Give again, word for word, each line from the top of the listing through the line that holds "inset_values = [157, 566, 857, 746]".
***** Collected data *****
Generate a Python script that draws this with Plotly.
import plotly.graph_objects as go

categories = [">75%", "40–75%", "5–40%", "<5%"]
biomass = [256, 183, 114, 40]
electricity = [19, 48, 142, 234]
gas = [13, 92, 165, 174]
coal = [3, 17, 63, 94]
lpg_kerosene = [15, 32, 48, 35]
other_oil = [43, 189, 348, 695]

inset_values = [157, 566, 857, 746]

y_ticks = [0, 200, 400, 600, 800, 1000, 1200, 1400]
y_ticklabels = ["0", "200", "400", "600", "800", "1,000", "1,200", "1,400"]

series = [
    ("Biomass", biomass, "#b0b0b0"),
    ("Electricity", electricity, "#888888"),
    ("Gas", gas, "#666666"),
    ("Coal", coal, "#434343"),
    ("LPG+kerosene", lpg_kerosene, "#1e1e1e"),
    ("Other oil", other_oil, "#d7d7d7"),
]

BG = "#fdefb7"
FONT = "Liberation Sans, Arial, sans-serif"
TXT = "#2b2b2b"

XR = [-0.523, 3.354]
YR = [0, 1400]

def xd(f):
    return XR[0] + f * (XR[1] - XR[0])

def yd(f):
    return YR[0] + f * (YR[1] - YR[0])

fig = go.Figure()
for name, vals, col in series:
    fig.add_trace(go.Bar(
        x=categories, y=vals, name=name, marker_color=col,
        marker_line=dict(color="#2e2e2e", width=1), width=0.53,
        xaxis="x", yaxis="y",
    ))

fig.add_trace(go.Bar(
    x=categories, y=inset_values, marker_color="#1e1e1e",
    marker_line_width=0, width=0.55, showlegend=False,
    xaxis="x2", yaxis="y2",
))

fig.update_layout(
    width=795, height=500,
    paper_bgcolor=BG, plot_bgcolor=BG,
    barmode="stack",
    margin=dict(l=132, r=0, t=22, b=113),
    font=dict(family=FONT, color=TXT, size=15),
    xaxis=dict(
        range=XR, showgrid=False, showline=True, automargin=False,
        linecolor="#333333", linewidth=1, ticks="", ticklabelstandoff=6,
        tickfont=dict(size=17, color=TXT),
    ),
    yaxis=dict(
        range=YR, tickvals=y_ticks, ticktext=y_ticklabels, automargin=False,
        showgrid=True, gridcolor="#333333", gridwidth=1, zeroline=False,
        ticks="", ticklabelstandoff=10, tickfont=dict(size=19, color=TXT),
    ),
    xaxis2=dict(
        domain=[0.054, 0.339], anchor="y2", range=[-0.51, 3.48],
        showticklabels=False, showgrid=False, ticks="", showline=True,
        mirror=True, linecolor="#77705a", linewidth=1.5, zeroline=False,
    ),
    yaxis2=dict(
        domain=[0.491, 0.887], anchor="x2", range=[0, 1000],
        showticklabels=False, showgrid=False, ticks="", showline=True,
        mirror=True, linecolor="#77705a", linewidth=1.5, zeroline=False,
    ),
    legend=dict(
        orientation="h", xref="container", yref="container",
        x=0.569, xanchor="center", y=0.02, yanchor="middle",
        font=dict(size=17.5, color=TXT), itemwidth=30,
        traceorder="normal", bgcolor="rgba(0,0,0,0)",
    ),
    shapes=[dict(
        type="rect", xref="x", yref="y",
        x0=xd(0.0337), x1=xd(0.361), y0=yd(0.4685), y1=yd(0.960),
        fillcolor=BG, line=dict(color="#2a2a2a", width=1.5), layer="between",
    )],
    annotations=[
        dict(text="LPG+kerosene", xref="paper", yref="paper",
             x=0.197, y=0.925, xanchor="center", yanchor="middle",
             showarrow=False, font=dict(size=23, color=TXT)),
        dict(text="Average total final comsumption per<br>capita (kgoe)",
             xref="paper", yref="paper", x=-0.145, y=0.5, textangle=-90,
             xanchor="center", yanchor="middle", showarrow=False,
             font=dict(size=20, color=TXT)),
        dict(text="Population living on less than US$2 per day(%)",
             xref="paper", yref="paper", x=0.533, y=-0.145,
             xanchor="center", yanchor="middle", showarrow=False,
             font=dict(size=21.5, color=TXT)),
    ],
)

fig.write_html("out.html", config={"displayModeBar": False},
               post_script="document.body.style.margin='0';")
*****
#### [Solution]
Generate a Python script that draws this with Plotly.
import plotly.graph_objects as go

categories = [">75%", "40–75%", "5–40%", "<5%"]
biomass = [256, 183, 114, 40]
electricity = [19, 48, 142, 234]
gas = [13, 92, 165, 174]
coal = [3, 17, 63, 94]
lpg_kerosene = [15, 32, 48, 35]
other_oil = [43, 189, 348, 695]

inset_values = [157, 566, 857, 746]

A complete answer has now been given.